Pada prinsipnya inklusi keuangan dibutuhkan Indonesia agar masyarakat Indonesia yang belum terjamah ke dunia perbankan dapat memiliki kesempatan tersebut. Lebih lanjut, semakin tingginya angka inklusi keuangan akan bermultiplier terhadap bertambahnya sumber dana untuk pembiayaan pembangunan nasional hingga meningkatnya pertumbuhan ekonomi. Ibarat dua mata uang yang bertalian, maka inklusi keuangan tidak dapat berdiri sendiri. Inklusi keuangan yang tinggi harus digandeng dengan tingkat literasi keuangan yang baik juga.

Berdasarkan informasi dari laporan Strategi Nasional Literasi Keuangan Indonesia (2017), pengetahuan masyarakat Indonesia mengenai literasi keuangan khususnya dalam kategori “well literate” yaitu sebesar 29,7 persen dari total penduduk. Per definisi, kategori “well literate” yang dimaksud adalah kondisi di mana seseorang memiliki pengetahuan dan keyakinan tentang lembaga, produk dan layanan jasa keuangan, serta keterampilan dalam mengetahui fitur, manfaat, risiko, hak dan kewajiban dari produk dan layanan jasa keuangan tersebut (SNLKI, 2013).

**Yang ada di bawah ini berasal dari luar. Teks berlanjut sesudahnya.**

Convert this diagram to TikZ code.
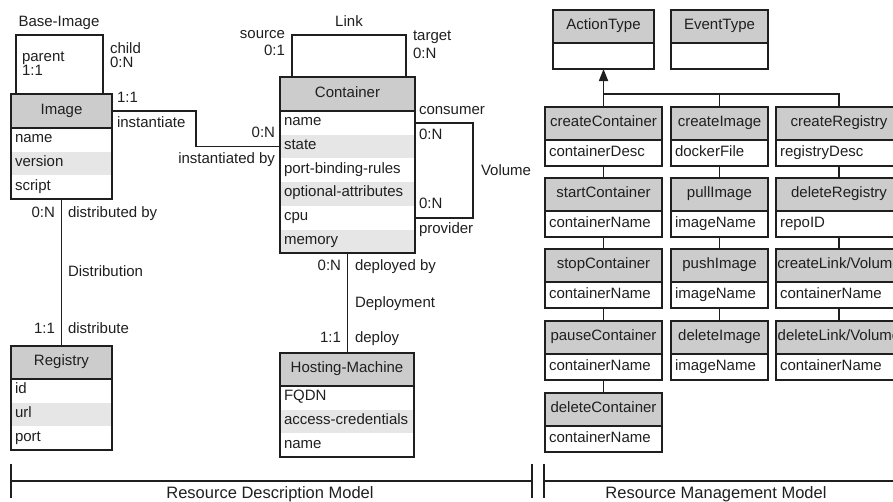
\documentclass[tikz,border=0pt]{standalone}
\usepackage{fontspec}
\setmainfont{Liberation Sans}
\usetikzlibrary{positioning,arrows.meta}
\definecolor{hdrgray}{HTML}{CCCCCC}
\definecolor{rowgray}{HTML}{E6E6E6}
\definecolor{ink}{HTML}{1F1F1F}

\begin{document}
\begin{tikzpicture}[x=1pt,y=-1pt,
  every node/.style={font=\fontsize{15}{17}\selectfont, text=ink, outer sep=0pt},
  line/.style={line width=1.7pt, draw=ink},
  hdr/.style={fill=hdrgray, inner sep=0pt, text height=10pt, text depth=3.5pt},
  attr/.style={inner xsep=4pt, inner ysep=0pt, text width=#1, align=left,
    minimum height=23.7pt, text height=10pt, text depth=4pt},
  alt/.style={fill=rowgray},
  op/.style={hdr, minimum height=33pt, minimum width=#1},
  arg/.style={attr=#1, minimum height=26pt},
  lbl/.style={inner sep=0pt},
  pair/.style={lbl, align=#1, font=\fontsize{15}{13}\selectfont},
  big/.style={lbl, font=\fontsize{16.5}{18}\selectfont},
]
\useasboundingbox (0,0) rectangle (893,501);

% resource description model
\node[hdr, minimum width=101pt, minimum height=34pt] (img) at (61.5,111) {Image};
\node[attr=93pt, below=0pt of img] (img1) {name};
\node[attr=93pt, alt, below=0pt of img1] (img2) {version};
\node[attr=93pt, below=0pt of img2] (img3) {script};
\draw[line] (img.north west) rectangle (img3.south east) (img.south west) -- (img.south east);

\node[hdr, minimum width=135pt, minimum height=34pt] (cont) at (347.5,94) {Container};
\node[attr=127pt, below=0pt of cont] (cont1) {name};
\node[attr=127pt, alt, below=0pt of cont1] (cont2) {state};
\node[attr=127pt, below=0pt of cont2] (cont3) {port-binding-rules};
\node[attr=127pt, alt, below=0pt of cont3] (cont4) {optional-attributes};
\node[attr=127pt, below=0pt of cont4] (cont5) {cpu};
\node[attr=127pt, alt, below=0pt of cont5] (cont6) {memory};
\draw[line] (cont.north west) rectangle (cont6.south east) (cont.south west) -- (cont.south east);

\node[hdr, minimum width=101pt, minimum height=33pt] (reg) at (61.5,362.5) {Registry};
\node[attr=93pt, below=0pt of reg] (reg1) {id};
\node[attr=93pt, alt, below=0pt of reg1] (reg2) {url};
\node[attr=93pt, below=0pt of reg2] (reg3) {port};
\draw[line] (reg.north west) rectangle (reg3.south east) (reg.south west) -- (reg.south east);

\node[hdr, minimum width=134pt, minimum height=33pt] (host) at (347,369.5) {Hosting-Machine};
\node[attr=126pt, below=0pt of host] (host1) {FQDN};
\node[attr=126pt, alt, below=0pt of host1] (host2) {access-credentials};
\node[attr=126pt, below=0pt of host2] (host3) {name};
\draw[line] (host.north west) rectangle (host3.south east) (host.south west) -- (host.south east);

% relationships
\draw[line] ([xshift=5pt]img.north west) -- ++(0,-59) -| ([xshift=-9pt]img.north east);
\node[lbl, anchor=base] (tbase) at (59,26) {Base-Image};
\node[pair=left, anchor=north west] (tpar) at (22,51.5) {parent\\1:1};
\node[pair=left, anchor=north west] (tchild) at (110,43) {child\\[0.6pt]0:N};

\draw[line] (img.east) -- ++(84,0) |- (cont2.west);
\node[lbl, anchor=base west] (tinst1) at (117,102) {1:1};
\node[lbl, anchor=base west] (tinst) at (117,127) {instantiate};
\node[lbl, anchor=base east] (tinstd1) at (275,137.5) {0:N};
\node[lbl, anchor=base east] (tinstd) at (275,163) {instantiated by};

\draw[line] ([xshift=12pt]cont.north west) -- ++(0,-42) -| ([xshift=-9pt]cont.north east);
\node[lbl, anchor=base] (tlink) at (349,26) {Link};
\node[pair=right, anchor=north east] (tsrc) at (285,30.5) {source\\[4pt]0:1};
\node[pair=left, anchor=north west] (ttgt) at (413,30.5) {target\\[4pt]0:N};

\draw[line] (cont1.east) -- ++(58,0) |- (cont5.east);
\node[lbl, anchor=base west] (tcons) at (419,114.3) {consumer};
\node[lbl, anchor=base west] (tcons1) at (419,139.3) {0:N};
\node[lbl, anchor=base west] (tprov1) at (419,208.3) {0:N};
\node[lbl, anchor=base west] (tprov) at (419,233) {provider};
\node[lbl, anchor=base west] (tvol) at (481,175) {Volume};

\draw[line] (cont6.south) -- (cont6.south |- host.north);
\node[lbl, anchor=base east] (tdepd1) at (341,270) {0:N};
\node[lbl, anchor=base west] (tdepd) at (355,270) {deployed by};
\node[lbl, anchor=base west] (tdep) at (355,307) {Deployment};
\node[lbl, anchor=base east] (tdepl1) at (341,342) {1:1};
\node[lbl, anchor=base west] (tdepl) at (355,342) {deploy};

\draw[line] (img3) -- (reg);
\node[lbl, anchor=base east] (tdistd1) at (55,217) {0:N};
\node[lbl, anchor=base west] (tdistd) at (68,217) {distributed by};
\node[lbl, anchor=base west] (tdist) at (68,276) {Distribution};
\node[lbl, anchor=base east] (tdistr1) at (55,333) {1:1};
\node[lbl, anchor=base west] (tdistr) at (68,333) {distribute};

% resource management model
\node[op=101pt] (act) at (603.5,26.5) {ActionType};
\node[arg=93pt, below=0pt of act] (act1) {};
\draw[line] (act.north west) rectangle (act1.south east) (act.south west) -- (act.south east);
\node[op=97pt] (evt) at (719.5,26.5) {EventType};
\node[arg=89pt, below=0pt of evt] (evt1) {};
\draw[line] (evt.north west) rectangle (evt1.south east) (evt.south west) -- (evt.south east);

\node[op=117pt] (cc) at (603.5,123.5) {createContainer};
\node[arg=109pt, below=0pt of cc] (cc1) {containerDesc};
\node[op=117pt] (sc) at (603.5,194.5) {startContainer};
\node[arg=109pt, below=0pt of sc] (sc1) {containerName};
\node[op=117pt] (tc) at (603.5,265.5) {stopContainer};
\node[arg=109pt, below=0pt of tc] (tc1) {containerName};
\node[op=117pt] (pc) at (603.5,337.5) {pauseContainer};
\node[arg=109pt, below=0pt of pc] (pc1) {containerName};
\node[op=117pt] (dc) at (603.5,409.5) {deleteContainer};
\node[arg=109pt, below=0pt of dc] (dc1) {containerName};

\node[op=97pt] (ci) at (719.5,123.5) {createImage};
\node[arg=89pt, below=0pt of ci] (ci1) {dockerFile};
\node[op=97pt] (pi) at (719.5,194.5) {pullImage};
\node[arg=89pt, below=0pt of pi] (pi1) {imageName};
\node[op=97pt] (hi) at (719.5,265.5) {pushImage};
\node[arg=89pt, below=0pt of hi] (hi1) {imageName};
\node[op=97pt] (di) at (719.5,337.5) {deleteImage};
\node[arg=89pt, below=0pt of di] (di1) {imageName};

\node[op=126pt] (cr) at (839,123.5) {createRegistry};
\node[arg=118pt, below=0pt of cr] (cr1) {registryDesc};
\node[op=126pt] (dr) at (839,194.5) {deleteRegistry};
\node[arg=118pt, below=0pt of dr] (dr1) {repoID};
\node[op=126pt] (cl) at (839,265.5) {createLink/Volume};
\node[arg=118pt, below=0pt of cl] (cl1) {containerName};
\node[op=126pt] (dl) at (839,337.5) {deleteLink/Volume};
\node[arg=118pt, below=0pt of dl] (dl1) {containerName};

\draw[line] (cc.north west) rectangle (cc1.south east) (cc.south west) -- (cc.south east);
\draw[line] (sc.north west) rectangle (sc1.south east) (sc.south west) -- (sc.south east);
\draw[line] (tc.north west) rectangle (tc1.south east) (tc.south west) -- (tc.south east);
\draw[line] (pc.north west) rectangle (pc1.south east) (pc.south west) -- (pc.south east);
\draw[line] (dc.north west) rectangle (dc1.south east) (dc.south west) -- (dc.south east);
\draw[line] (ci.north west) rectangle (ci1.south east) (ci.south west) -- (ci.south east);
\draw[line] (pi.north west) rectangle (pi1.south east) (pi.south west) -- (pi.south east);
\draw[line] (hi.north west) rectangle (hi1.south east) (hi.south west) -- (hi.south east);
\draw[line] (di.north west) rectangle (di1.south east) (di.south west) -- (di.south east);
\draw[line] (cr.north west) rectangle (cr1.south east) (cr.south west) -- (cr.south east);
\draw[line] (dr.north west) rectangle (dr1.south east) (dr.south west) -- (dr.south east);
\draw[line] (cl.north west) rectangle (cl1.south east) (cl.south west) -- (cl.south east);
\draw[line] (dl.north west) rectangle (dl1.south east) (dl.south west) -- (dl.south east);

\draw[line] (cc1) -- (sc) (sc1) -- (tc) (tc1) -- (pc) (pc1) -- (dc);
\draw[line] (ci1) -- (pi) (pi1) -- (hi) (hi1) -- (di);
\draw[line] (cr1) -- (dr) (dr1) -- (cl) (cl1) -- (dl);

\coordinate (fork) at (act.south |- 0,94);
\draw[line, -{Triangle[length=12pt,width=9pt]}] (cc.north) -- (act1.south);
\draw[line] (ci.north) |- (fork);
\draw[line] (cr.north) |- (fork);

% model brackets
\draw[line] (11,464) -- (11,498) (11,481) -- (532,481) (532,464) -- (532,498);
\node[big, anchor=base] (tdesc) at (270,498) {Resource Description Model};
\draw[line] (544,464) -- (544,498) (544,481) -- (900,481);
\node[big, anchor=base] (tmgmt) at (716,498) {Resource Management Model};
\end{tikzpicture}
\end{document}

Berdasarkan survei yang dilakukan oleh Mastercard pada tahun 2013 di tingkat negara-negara kawasan ASEAN, Indonesia memiliki indeks literasi (IL) keuangan sebesar 60 poin, sedangkan Singapura memiliki IL 72 poin, Malaysia 70 poin, Thailand 68 poin, dan Vietnam 63 poin. Artinya, dari negara-negara tetangga satu kawasan, Indonesia masih cukup jauh tertinggal dalam hal literasi keuangan (Fadilah, 2016).

Data-data di atas menyiratkan sebuah fakta lain. Dibalik melejitnya angka inklusi keuangan Indonesia, nyatanya kita masih memiliki PR lain yang juga harus dibenahi. Tidak dapat dipungkiri lagi bahwa literasi keuangan merupakan life skill bagi setiap individu agar mereka dapat merencanakan dan mengelola keuangan dengan baik untuk mencapai kesejahteraan. Jomplangnya persentase antara inklusi dan literasi keuangan (67 persen banding 29 persen) membuat pemerintah khususnya melalui OJK harus bekerja keras menyejajarkan keduanya. Inklusi dan literasi keuangan harus seimbang.

Harus Seimbang

Persoalan inklusi dan literasi keuangan membuat banyak pihak harus mengernyitkan dahi. Nyatanya untuk mencapai target masyarakat yang dapat mengakses ke perbankan dan juga teredukasi dengan baik tidaklah mudah. Oleh karena itu, ke depan masyarakat jangan hanya diberikan akses, namun juga harus disertai edukasi.

Dengan banyaknya masyarakat yang melek literasi keuangan akan mendorong intelektualitas masyarakat. Artinya, masyarakat tidak hanya mengetahui produk keuangan seperti tabungan, polis asuransi, investasi, deposito, dan sebagainya, namun juga paham mengenai risiko yang akan diterima dari masing-masing instrumen keuangan. Hal ini sangat penting agar masyarakat tidak salah kaprah dan tidak terkena jebakan instrumen keuangan bodong. Dengan seimbangnya tingkat inklusi dan literasi keuangan, maka perlindungan nasabah dapat dilakukan secara nano prudential, yang berasal dari diri nasabah itu sendiri.